Jenny, 21, from Chatham in Kent, recently fell behind with the rent. One day in February her sister went round to her house to check on Jenny's two sickly dogs and discovered that her landlord had gutted the house and was boarding it up, dogs and all. Jennylives in a "legal-aid advice desert" - one of those increasing areas of the UK where publicly funded legal advice has withered and died.
As Janet Paraskeva, the Law Society's chief executive, wrote in these pages las month: "If you live in Kent, and face a housing issue but cannot afford legal advice, then you're in for a hike. The nearest solicitor is in Sussex or London."
Jenny was lucky, as the local Citizen's Advice Bureau referred her directly to Shelter's north Kent housing advice centre. So clear was the danger that Jenny would be homeless that Shelter - which has a legal-aid franchise for advice, but not for court representation - took her case on. They obtained an injunction because the eviction was illegal, and Jenny was back in her house by 2pm the next day. The caseworker, Sally Motson, says she had never applied for an injunction before. "I am not legally qualified and it would be infinitely better if a lawyer was involved, but that wasn't an option. If we hadn't done it, she'd have been out on the streets."
There is plenty of anecdotal evidence of gaps in legal-aid provision - there is a handful of divorce lawyers serving central London, one criminal defence lawyer in Cambridgeshire covering a population of 50,000, and not much of anything in North Wales. But there is nothing new about legal-aid lawyers forecasting impending doom. So are fears about advice deserts anything more than local problems?
The Legal Services Commission (LSC) acknowledges that there are "worrying gaps" in the provision of legal aid. "The suggestion that we are disinvesting in legal-aid provision is inaccurate when spending year-on-year is going up in double figures," says Clare Dodgson, its new chief executive. "Butin some areas supply and provision don't match. That is of great concern."
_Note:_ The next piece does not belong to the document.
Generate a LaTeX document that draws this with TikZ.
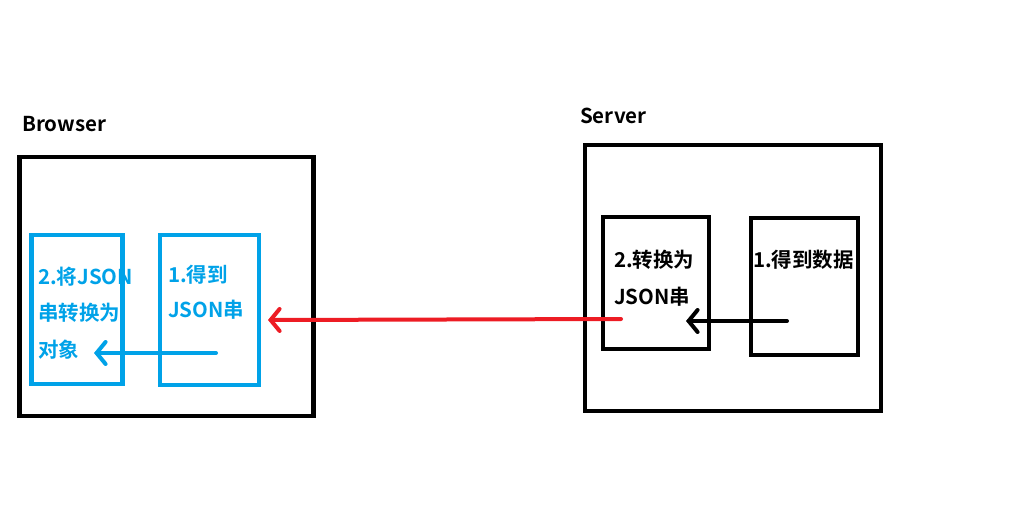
\documentclass[tikz,border=0pt]{standalone}
\usepackage{fontspec}
\setmainfont{Noto Sans CJK SC}[BoldFont={* Bold}]
\usetikzlibrary{arrows.meta}
\definecolor{pblue}{HTML}{00A2E8}
\definecolor{pred}{HTML}{ED1C24}
\tikzset{
  outerbox/.style={draw=black,line width=4.8pt,inner sep=0pt},
  bluebox/.style={draw=pblue,line width=4.8pt,inner sep=0pt},
  blackbox/.style={draw=black,line width=4.8pt,inner sep=0pt},
  lbl/.style={font=\bfseries\fontsize{20.5}{24}\selectfont,anchor=west,inner sep=0pt},
  tip/.style={-{Straight Barb[length=9pt,width=22pt,line width=4pt,line cap=round]},line width=4pt,line cap=round},
}
\begin{document}
\begin{tikzpicture}[x=1pt,y=-1pt]
\useasboundingbox (0,0) rectangle (1018,528);
% browser
\node[lbl] (browserlbl) at (22,124) {Browser};
\node[outerbox,minimum width=294pt,minimum height=259pt] (browser) at (166.5,286.5) {};
\node[bluebox,minimum width=91pt,minimum height=149pt] (b2) at (77,309.5) {};
\node[bluebox,minimum width=99pt,minimum height=150pt] (b1) at (209.5,310) {};
\node[lbl,text=pblue] (b2t1) at (38,277) {2.将JSON};
\node[lbl,text=pblue] (b2t2) at (38,313) {串转换为};
\node[lbl,text=pblue] (b2t3) at (38,350) {对象};
\node[lbl,text=pblue] (b1t1) at (168,275) {1.得到};
\node[lbl,text=pblue] (b1t2) at (168,310) {JSON串};
% server
\node[lbl] (serverlbl) at (580,116) {Server};
\node[outerbox,minimum width=296pt,minimum height=266pt] (server) at (733,278) {};
\node[blackbox,minimum width=106pt,minimum height=132pt] (s2) at (656,283) {};
\node[blackbox,minimum width=107pt,minimum height=137pt] (s1) at (804.5,286.5) {};
\node[lbl] (s2t1) at (614,260) {2.转换为};
\node[lbl] (s2t2) at (614,297) {JSON串};
\node[lbl] (s1t1) at (753,260) {1.得到数据};
% arrows
\coordinate (a1s) at (787,321);
\coordinate (a1e) at (686,321);
\coordinate (a2s) at (621,319);
\coordinate (a2e) at (268,320);
\coordinate (a3s) at (216,353);
\coordinate (a3e) at (94,353);
\draw[tip,black] (a1s) -- (a1e);
\draw[tip,pred] (a2s) -- (a2e);
\draw[tip,pblue] (a3s) -- (a3e);
\end{tikzpicture}
\end{document}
Spending on legal aid overshot by £272m last year. Of this, £145m was accounted for by increases in criminal expenditure and £115m by increases in asylum expenditure. However, between 1999 and 2000, and 2002 and 2003, net spending on civil legal aid was cut from £564m to £483m. The Law Society says that between March 2000 and February 2003, the number of firms offering legal aid for employment law fell by almost a quarter, and those offering housing law fell by 15 per cent.
Dodgson draws an analogy from her NHS background. "Ten years ago there were many single-handed or two-partner practices, and for positive reasons the NHS moved from that to multiskilled group practices. People have had a better service as a result." In other words, the cut in numbers is part of a trend away from high-street generalists towards specialists.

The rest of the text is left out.